People must stand guard against any threat to dehumanize society and we must protect ourselves from getting pulled back to ancient-like thinking and attitude. Mixed Martial Arts way of hurting, or fighting, in the caged arena is truly a departure from a true human standpoint. One way to guard ourselves from said human devolution is to not patronize Mixed Martial Arts with its inhuman fighting stances and to do all our best to prevent it from becoming a recognized Olympic sport. Bringing Mixed Martial Arts to the Olympic level is an approval of Mixed Martial Arts and, therefore, an approval to anything that makes man less human and more atrocious in nature.
Further, we must likewise protect our children and the young minds. Allowing Mixed Martial Arts become an Olympic sport will signal a different message to children, and the young minds alike. A message that is more harmful than helpful.
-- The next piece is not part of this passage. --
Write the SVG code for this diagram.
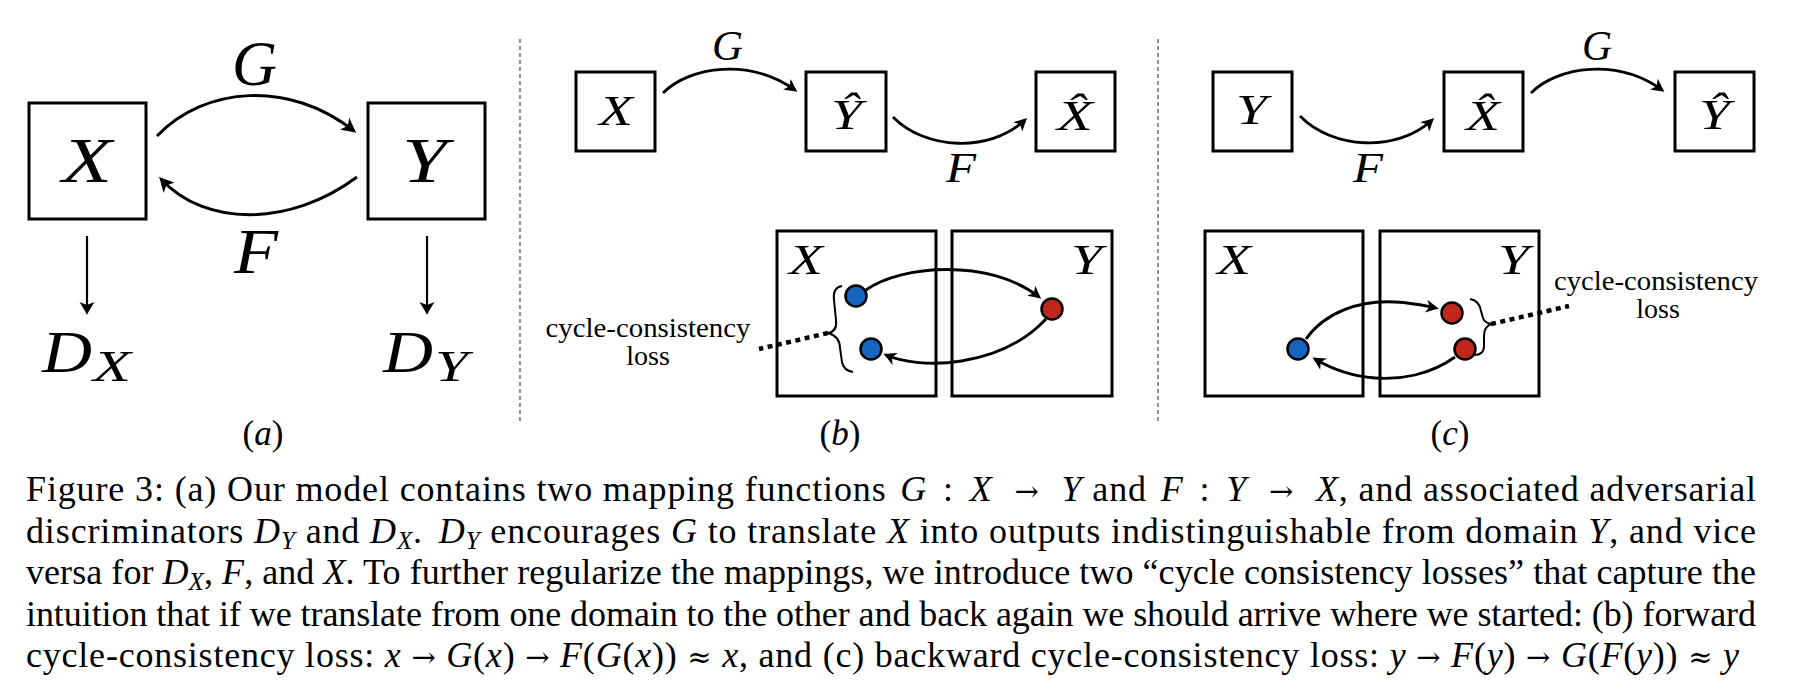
<svg xmlns="http://www.w3.org/2000/svg" width="1796" height="690" viewBox="0 0 1796 690">
<style>
.bx{fill:none;stroke:#000;stroke-width:3}
.cv{fill:none;stroke:#000;stroke-width:3}
.cv2{fill:none;stroke:#000;stroke-width:2.8}
.dn{fill:none;stroke:#000;stroke-width:2.2}
.div{fill:none;stroke:#777;stroke-width:1.6;stroke-dasharray:4 3}
.dot{fill:none;stroke:#000;stroke-width:4.5;stroke-dasharray:5 4.5}
.br{fill:none;stroke:#000;stroke-width:2}
.mi{font-family:"Liberation Serif","Times New Roman",serif;font-style:italic;fill:#000}
.rm{font-family:"Liberation Serif","Times New Roman",serif;fill:#000}
.big{font-size:63px}
.sm{font-size:42px}
.cap{font-family:"Liberation Serif","Times New Roman",serif;font-size:36px;fill:#000}
.cap .i{font-style:italic}
.cap .ar{font-family:"DejaVu Serif",serif;font-size:29px}
.lbl{font-family:"Liberation Serif","Times New Roman",serif;font-size:28px;fill:#000;text-anchor:middle}
.sub{font-size:25px}
.bd{fill:#1565c0;stroke:#000;stroke-width:2.5}
.rd{fill:#c1281b;stroke:#000;stroke-width:2.5}
</style>
<defs>
<marker id="ahL" markerUnits="userSpaceOnUse" orient="auto" refX="-3" refY="0" overflow="visible">
<path d="M0,0 C-4,-1.6 -9,-4.5 -15,-7.5 L-11,0 L-15,7.5 C-9,4.5 -4,1.6 0,0 Z" fill="#000"/>
</marker>
<marker id="ahS" markerUnits="userSpaceOnUse" orient="auto" refX="-3" refY="0" overflow="visible">
<path d="M0,0 C-3.5,-1.4 -7.5,-3.8 -13,-6.5 L-9.5,0 L-13,6.5 C-7.5,3.8 -3.5,1.4 0,0 Z" fill="#000"/>
</marker>
<marker id="ahD" markerUnits="userSpaceOnUse" orient="auto" refX="-2" refY="0" overflow="visible">
<path d="M0,0 C-4,-1.6 -8,-4.5 -13,-7.5 L-10,0 L-13,7.5 C-8,4.5 -4,1.6 0,0 Z" fill="#000"/>
</marker>
</defs>
<rect width="1796" height="690" fill="#fff"/>

<g id="dividers">
<line class="div" x1="520" y1="39" x2="520" y2="423"/>
<line class="div" x1="1158" y1="39" x2="1158" y2="423"/>
</g>

<g id="connectors">
<path class="cv" d="M157,136 C205,86 290,80 354,131" marker-end="url(#ahL)"/>
<path class="cv" d="M357,177 C290,227 205,227 161,179" marker-end="url(#ahL)"/>
<line class="dn" x1="87" y1="236" x2="87" y2="313" marker-end="url(#ahD)"/>
<line class="dn" x1="427" y1="236" x2="427" y2="313" marker-end="url(#ahD)"/>
<path class="cv2" d="M663,93 C690,66 750,58 795,90" marker-end="url(#ahS)"/>
<path class="cv2" d="M893,117 C925,150 990,153 1025,120" marker-end="url(#ahS)"/>
<path class="cv2" d="M1300,116 C1332,149 1397,153 1432,120" marker-end="url(#ahS)"/>
<path class="cv2" d="M1531,93 C1558,66 1618,58 1662,90" marker-end="url(#ahS)"/>
<path class="cv2" d="M866,290 C900,265 990,258 1039,297" marker-end="url(#ahS)"/>
<path class="cv2" d="M1046,319 C1000,368 920,370 886,355" marker-end="url(#ahS)"/>
<path class="cv2" d="M1306,339 C1325,312 1360,300 1395,302 C1415,303 1426,306 1436,308" marker-end="url(#ahS)"/>
<path class="cv2" d="M1455,357 C1430,375 1400,380 1375,378 C1350,376 1330,368 1315,359" marker-end="url(#ahS)"/>
<line class="dot" x1="828" y1="333" x2="759" y2="349"/>
<line class="dot" x1="1491" y1="324" x2="1569" y2="306"/>
</g>

<g id="panel-a">
<g id="a-X"><rect class="bx" x="29" y="103" width="117" height="116"/><text class="mi big" x="62" y="182" textLength="50" lengthAdjust="spacingAndGlyphs">X</text></g>
<g id="a-Y"><rect class="bx" x="368" y="103" width="117" height="116"/><text class="mi big" x="402" y="182" textLength="45" lengthAdjust="spacingAndGlyphs">Y</text></g>
<text id="a-G" class="mi big" x="232" y="85" textLength="45" lengthAdjust="spacingAndGlyphs">G</text>
<text id="a-F" class="mi big" x="234" y="273" textLength="44" lengthAdjust="spacingAndGlyphs">F</text>
<g id="a-DX"><text class="mi" x="42" y="372" font-size="60" textLength="50" lengthAdjust="spacingAndGlyphs">D</text><text class="mi" x="93" y="381" font-size="44" textLength="38" lengthAdjust="spacingAndGlyphs">X</text></g>
<g id="a-DY"><text class="mi" x="383" y="372" font-size="60" textLength="50" lengthAdjust="spacingAndGlyphs">D</text><text class="mi" x="435" y="381" font-size="44" textLength="33" lengthAdjust="spacingAndGlyphs">Y</text></g>
<text id="a-label" class="rm" x="263" y="445" font-size="35" text-anchor="middle">(<tspan font-style="italic">a</tspan>)</text>
</g>

<g id="panel-b">
<g id="b-X"><rect class="bx" x="576" y="72" width="79" height="79"/><text class="mi sm" x="599" y="125" textLength="34" lengthAdjust="spacingAndGlyphs">X</text></g>
<g id="b-Yhat"><rect class="bx" x="806" y="72" width="80" height="79"/><text class="mi sm" x="831" y="129" textLength="31" lengthAdjust="spacingAndGlyphs">Ŷ</text></g>
<g id="b-Xhat"><rect class="bx" x="1036" y="72" width="79" height="79"/><text class="mi sm" x="1057" y="130" textLength="36" lengthAdjust="spacingAndGlyphs">X̂</text></g>
<text id="b-G" class="mi sm" x="712" y="60" textLength="31" lengthAdjust="spacingAndGlyphs">G</text>
<text id="b-F" class="mi sm" x="946" y="182" textLength="30" lengthAdjust="spacingAndGlyphs">F</text>
<g id="b-domX"><rect class="bx" x="777" y="231" width="159" height="165"/><text class="mi sm" x="789" y="274" textLength="34" lengthAdjust="spacingAndGlyphs">X</text></g>
<g id="b-domY"><rect class="bx" x="952" y="231" width="160" height="165"/><text class="mi sm" x="1071" y="274" textLength="31" lengthAdjust="spacingAndGlyphs">Y</text></g>
<circle id="b-x1" class="bd" cx="856" cy="296" r="10.5"/>
<circle id="b-x2" class="bd" cx="871" cy="349" r="10.5"/>
<circle id="b-y" class="rd" cx="1052" cy="309" r="10.5"/>
<path id="b-brace" class="br" d="M842,286 C836,287 833,292 834,300 L836,320 C837,328 834,332 828,333 C835,335 840,340 840,348 L842,362 C843,368 847,371 853,372"/>
<g id="b-loss"><text class="lbl" x="648" y="337" textLength="205" lengthAdjust="spacingAndGlyphs">cycle-consistency</text><text class="lbl" x="648" y="365">loss</text></g>
<text id="b-label" class="rm" x="840" y="445" font-size="35" text-anchor="middle">(<tspan font-style="italic">b</tspan>)</text>
</g>

<g id="panel-c">
<g id="c-Y"><rect class="bx" x="1213" y="72" width="79" height="79"/><text class="mi sm" x="1236" y="124" textLength="31" lengthAdjust="spacingAndGlyphs">Y</text></g>
<g id="c-Xhat"><rect class="bx" x="1444" y="72" width="79" height="79"/><text class="mi sm" x="1466" y="130" textLength="34" lengthAdjust="spacingAndGlyphs">X̂</text></g>
<g id="c-Yhat"><rect class="bx" x="1675" y="72" width="79" height="79"/><text class="mi sm" x="1699" y="129" textLength="31" lengthAdjust="spacingAndGlyphs">Ŷ</text></g>
<text id="c-F" class="mi sm" x="1353" y="182" textLength="30" lengthAdjust="spacingAndGlyphs">F</text>
<text id="c-G" class="mi sm" x="1582" y="60" textLength="30" lengthAdjust="spacingAndGlyphs">G</text>
<g id="c-domX"><rect class="bx" x="1205" y="231" width="158" height="165"/><text class="mi sm" x="1217" y="274" textLength="34" lengthAdjust="spacingAndGlyphs">X</text></g>
<g id="c-domY"><rect class="bx" x="1380" y="231" width="159" height="165"/><text class="mi sm" x="1498" y="274" textLength="31" lengthAdjust="spacingAndGlyphs">Y</text></g>
<circle id="c-x" class="bd" cx="1298" cy="349" r="10.5"/>
<circle id="c-y1" class="rd" cx="1452" cy="313" r="10.5"/>
<circle id="c-y2" class="rd" cx="1465" cy="349" r="10.5"/>
<path id="c-brace" class="br" d="M1470,299 C1477,300 1480,305 1481,311 L1483,318 C1484,321 1486,323 1491,324 C1486,326 1484,330 1484,336 L1484,346 C1484,352 1480,355 1474,355"/>
<g id="c-loss"><text class="lbl" x="1656" y="290" textLength="204" lengthAdjust="spacingAndGlyphs">cycle-consistency</text><text class="lbl" x="1658" y="318">loss</text></g>
<text id="c-label" class="rm" x="1450" y="445" font-size="35" text-anchor="middle">(<tspan font-style="italic">c</tspan>)</text>
</g>

<g id="caption" class="cap">
<text x="26" y="501" textLength="1730" lengthAdjust="spacing">Figure 3:  (a) Our model contains two mapping functions <tspan class="i" dx="4">G</tspan><tspan dx="6"> : </tspan><tspan class="i" dx="6">X</tspan><tspan dx="6"> </tspan><tspan class="ar" dx="6">→</tspan><tspan dx="6"> </tspan><tspan class="i" dx="6">Y</tspan> and <tspan class="i" dx="4">F</tspan><tspan dx="6"> : </tspan><tspan class="i" dx="6">Y</tspan><tspan dx="6"> </tspan><tspan class="ar" dx="6">→</tspan><tspan dx="6"> </tspan><tspan class="i" dx="6">X</tspan>, and associated adversarial</text>
<text x="26" y="542.5" textLength="1730" lengthAdjust="spacing">discriminators <tspan class="i">D</tspan><tspan class="i sub" dy="6">Y</tspan><tspan dy="-6"> and </tspan><tspan class="i">D</tspan><tspan class="i sub" dy="6">X</tspan><tspan dy="-6">.  </tspan><tspan class="i" dx="6">D</tspan><tspan class="i sub" dy="6">Y</tspan><tspan dy="-6"> encourages </tspan><tspan class="i">G</tspan> to translate <tspan class="i">X</tspan> into outputs indistinguishable from domain <tspan class="i">Y</tspan>, and vice</text>
<text x="26" y="584" textLength="1730" lengthAdjust="spacing">versa for <tspan class="i">D</tspan><tspan class="i sub" dy="6">X</tspan><tspan dy="-6">, </tspan><tspan class="i">F</tspan>, and <tspan class="i">X</tspan>. To further regularize the mappings, we introduce two “cycle consistency losses” that capture the</text>
<text x="26" y="625.5" textLength="1730" lengthAdjust="spacing">intuition that if we translate from one domain to the other and back again we should arrive where we started: (b) forward</text>
<text x="26" y="667" textLength="1713" lengthAdjust="spacing">cycle-consistency loss: <tspan class="i">x</tspan> <tspan class="ar">→</tspan> <tspan class="i">G</tspan>(<tspan class="i">x</tspan>) <tspan class="ar">→</tspan> <tspan class="i">F</tspan>(<tspan class="i">G</tspan>(<tspan class="i">x</tspan>)) <tspan class="ar">≈</tspan> <tspan class="i">x</tspan>, and (c) backward cycle-consistency loss: <tspan class="i">y</tspan> <tspan class="ar">→</tspan> <tspan class="i">F</tspan>(<tspan class="i">y</tspan>) <tspan class="ar">→</tspan> <tspan class="i">G</tspan>(<tspan class="i">F</tspan>(<tspan class="i">y</tspan>)) <tspan class="ar">≈</tspan> <tspan class="i">y</tspan></text>
</g>
</svg>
Judging from the above, it is evident that mixed martial arts should not at all become an Olympic sport. It is too violent and may lead to negative effects on children, and others may even practice the moves on other defenseless kids. The fighters themselves are at risk due to brain damage and other fatal injuries that may face the fighters.
The international Olympic committee requirements are also another reason mixed martial arts will not make it to the Olympic sports, because most of the requirements cannot be met by MMA. If the MMA makes it to the Olympics can you imagine the stunned looks, the horrible silence, the open mouths and the covered eyes that will come from the audience both at home and those who would be watching live. It is unlikely people will recover from such an incident. How people could coil in horror when one fighter wrestles the other on the ground grabbing him by the neck or when one fighter hits the other till blood gashes out and the fight still continues. Phone calls will be made, newspapers will write reviews and editorials and the international Olympic committee will be in big trouble and the MMA will retract ten steps backwards to what it was 20 years ago, a disapproved sport. It will be a loose- loose situation if the mixed martial arts were to be an Olympic sport.
If MMA becomes an Olympic sport, it won’t be exactly as it is now and it will lose its meaning, for it to be one, they will have to cut down on the violence, the fighters will be required to wear more protective gear so as to be in the PG zone of entertainment. The MMA will lose its meaning and what it stands for hence for its fans; it should not be made an Olympic sport. It’s time we face the facts that MMA is what it is; its brutal, violent, terrifying, harrowing, dangerous and completely out of place for the Olympic competition’s motto of safety first. The MMA fighting styles are not entertainment, like a friendly family enjoyes the long jumps or the water polo, MMA is a bit darker than that and its time people realized that. Marathons, swimming and Gymnastics, these are sports in the classic sense since one person’s skill is being put on display, MMA on the other hand is a sugar coated term where two people are willing to go to all lengths to beat up the other, hence the international Olympic committee should stand firm in their quest to keep MMA out of the Olympics docket and it should remain where it is right now.
That said, Mixed Martial Arts with their most violent nature are not an acceptable sport for a civilized society, hence it should not be patronized, moreover elevated to the Olympic status where only clean and honest, and life giving sports are played, all of which are what Mixed Martial Arts truly are not.